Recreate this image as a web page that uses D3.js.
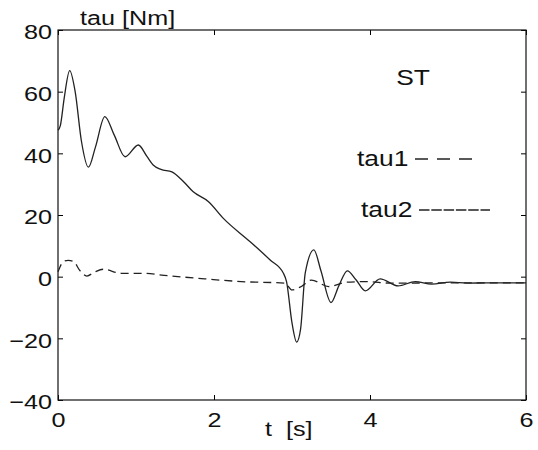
<!DOCTYPE html>
<html>
<script src="https://d3js.org/d3.v7.min.js"></script>

<head>
    <style>
        body {
            margin: 0;
            background-color: white;
            font-family: "Liberation Sans", Arial, Helvetica, sans-serif;
        }

        svg {
            display: block;
        }
    </style>
</head>

<body>
</body>
<script>
    const width = 538,
        height = 450;

    // t [s] and torque [Nm]
    const tau2T = [0, 0.03, 0.08, 0.15, 0.22, 0.30, 0.39, 0.48, 0.60, 0.72, 0.86, 1.03, 1.14, 1.22, 1.32, 1.46,
        1.61, 1.73, 1.93, 2.12, 2.46, 2.72, 2.89, 2.93, 3.00, 3.06, 3.11, 3.17, 3.28, 3.37, 3.50, 3.60, 3.71,
        3.82, 3.94, 4.13, 4.36, 4.58, 4.79, 5.03, 5.25, 5.5, 6.0];
    const tau2V = [47.5, 49, 58, 66.8, 60, 44, 35.5, 42, 51.9, 46, 38.9, 42.7, 39, 36.2, 34.8, 34,
        30.8, 27.6, 24.3, 18.9, 11.4, 5.4, 1.1, -1.6, -15, -21.2, -17, 1.2, 8.7, 2, -8.4, -3, 1.9,
        -1, -4.6, -0.7, -3.0, -1.6, -2.4, -1.8, -2.1, -2.0, -2.0];

    const tau1T = [0, 0.07, 0.13, 0.2, 0.28, 0.37, 0.47, 0.58, 0.81, 1.07, 1.41, 1.88, 2.35, 2.91, 3.0, 3.12,
        3.25, 3.47, 3.70, 3.96, 4.26, 5.0, 6.0];
    const tau1V = [1.6, 4.9, 5.3, 4.9, 2, 0.2, 1.5, 2.4, 1.1, 1.1, 0.3, -0.7, -1.6, -2.1, -4.3, -3.2,
        -1.1, -3.2, -1.8, -1.6, -2.1, -2.0, -2.0];

    const xTicks = [0, 2, 4, 6];
    const yTicks = [-40, -20, 0, 20, 40, 60, 80];

    const plotLeft = 58, plotRight = 526, plotTop = 30, plotBottom = 400;
    const stretch = 1.2; // the scanned lettering is wide

    const svg = d3.select("body").append("svg").attr("width", width).attr("height", height);

    const x = d3.scaleLinear().domain([0, 6]).range([plotLeft, plotRight]);
    const y = d3.scaleLinear().domain([-40, 80]).range([plotBottom, plotTop]);

    const minus = d => d < 0 ? "\u2212" + Math.abs(d) : String(d);

    // axes, ticks pointing inwards
    svg.append("g")
        .attr("transform", `translate(${plotLeft},0)`)
        .call(d3.axisLeft(y).tickValues(yTicks).tickFormat(minus).tickSizeInner(-5).tickSizeOuter(0).tickPadding(6))
        .call(g => g.select(".domain").remove())
        .call(g => g.selectAll("text")
            .attr("font-size", 21)
            .attr("font-family", null)
            .attr("fill", "#111")
            .attr("dy", "0.42em")
            .attr("x", -6 / stretch)
            .attr("transform", `scale(${stretch},1)`));
    svg.append("g")
        .attr("transform", `translate(${plotRight},0)`)
        .call(d3.axisRight(y).tickValues(yTicks).tickFormat("").tickSizeInner(-5).tickSizeOuter(0))
        .call(g => g.select(".domain").remove());
    svg.append("g")
        .attr("transform", `translate(0,${plotBottom})`)
        .call(d3.axisBottom(x).tickValues(xTicks).tickFormat(d3.format("d")).tickSizeInner(-5).tickSizeOuter(0).tickPadding(12))
        .call(g => g.select(".domain").remove())
        .call(g => g.selectAll("text")
            .attr("font-size", 21)
            .attr("font-family", null)
            .attr("fill", "#111")
            .attr("transform", `scale(${stretch},1)`));
    svg.append("g")
        .attr("transform", `translate(0,${plotTop})`)
        .call(d3.axisTop(x).tickValues(xTicks).tickFormat("").tickSizeInner(-5).tickSizeOuter(0))
        .call(g => g.select(".domain").remove());

    svg.append("rect")
        .attr("x", plotLeft)
        .attr("y", plotTop)
        .attr("width", plotRight - plotLeft)
        .attr("height", plotBottom - plotTop)
        .attr("fill", "none")
        .attr("stroke", "#111")
        .attr("stroke-width", 1.2);

    const line = d3.line()
        .x(d => x(d[0]))
        .y(d => y(d[1]))
        .curve(d3.curveMonotoneX);

    svg.append("path")
        .datum(d3.zip(tau1T, tau1V))
        .attr("fill", "none")
        .attr("stroke", "#222")
        .attr("stroke-width", 1.3)
        .attr("stroke-dasharray", "8,5")
        .attr("d", line);

    svg.append("path")
        .datum(d3.zip(tau2T, tau2V))
        .attr("fill", "none")
        .attr("stroke", "#222")
        .attr("stroke-width", 1.3)
        .attr("d", line);

    function label(txt, px, py, size, anchor) {
        svg.append("text")
            .attr("transform", `translate(${px},${py}) scale(${stretch},1)`)
            .attr("font-size", size)
            .attr("text-anchor", anchor || "start")
            .attr("fill", "#111")
            .style("white-space", "pre")
            .text(txt);
    }

    label("tau [Nm]", 80, 25, 21);
    label("t  [s]", 265, 436, 21);
    label("ST", 413, 85, 22, "middle");
    label("tau1", 357, 166, 22);
    label("tau2", 361, 217, 22);

    // legend line samples
    svg.append("line")
        .attr("x1", 415).attr("x2", 472)
        .attr("y1", 159).attr("y2", 159)
        .attr("stroke", "#222")
        .attr("stroke-width", 1.5)
        .attr("stroke-dasharray", "13,9");
    svg.append("line")
        .attr("x1", 419).attr("x2", 490)
        .attr("y1", 210).attr("y2", 210)
        .attr("stroke", "#222")
        .attr("stroke-width", 1.5)
        .attr("stroke-dasharray", "10.5,1.8");
</script>

</html>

• • • •

> Directions for this task
Starting at the first line of the material, output exactly the lines up to and including the one with "height = 450;". Do not include the pictures.

> Written answer
Recreate this image as a web page that uses D3.js.
<!DOCTYPE html>
<html>
<script src="https://d3js.org/d3.v7.min.js"></script>

<head>
    <style>
        body {
            margin: 0;
            background-color: white;
            font-family: "Liberation Sans", Arial, Helvetica, sans-serif;
        }

        svg {
            display: block;
        }
    </style>
</head>

<body>
</body>
<script>
    const width = 538,
        height = 450;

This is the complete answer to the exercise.